MBIA Inc. and Bank of America are struggling against one another on multiple legal fronts. MBIA Inc. is seeking billions of dollars from Bank of America in connection with defaulted mortgages that were issued by Bank of America’s subsidiary Countrywide. MBIA Inc. lost large sums of money when it had to fulfill guarantees on mortgage backed securities based on Countrywide issued mortgages. MBIA has claimed that Countrywide misrepresented the quality of the mortgages when it got MBIA to insure the securities.

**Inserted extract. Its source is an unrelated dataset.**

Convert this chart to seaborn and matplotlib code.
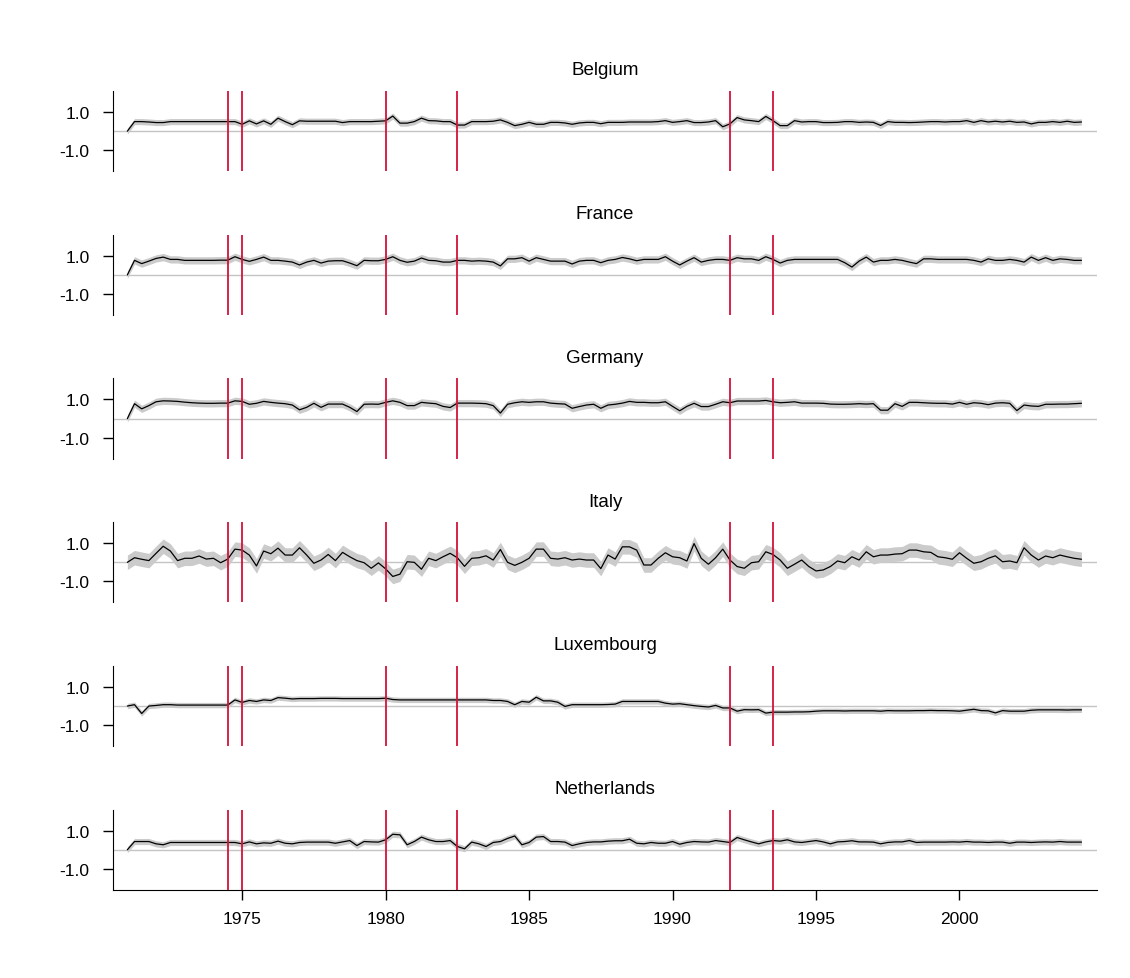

“In connection with the consent solicitation, MBIA is hereby disclosing that it has been advised by Moody’s that Moody’s expects to convene a meeting of its ratings committee in the near future to consider the ratings of MBIA, MBIA Corp. and National Public Finance Guarantee Corporation in light of recent developments, including the [Bank of America] tender offer, and that the committee may lower the ratings of one or more of these entities,” MBIA Inc. wrote in a statement filed with the U.S. Securities and Exchange Commission Monday afternoon.

Currently, Moody’s gives MBIA Inc. a B2 rating, MBIA Corp. a B3 rating, and National a Baa2 rating. Until today Moody’s had a negative outlook on the first and last of these ratings. Moody’s had the second on review for a downgrade.

Moody’s did not respond to a request from the Bond Buyer to confirm MBIA Inc.’s statement to the SEC and clarify as to whether MBIA Inc. and National can now be said to be on review for downgrades.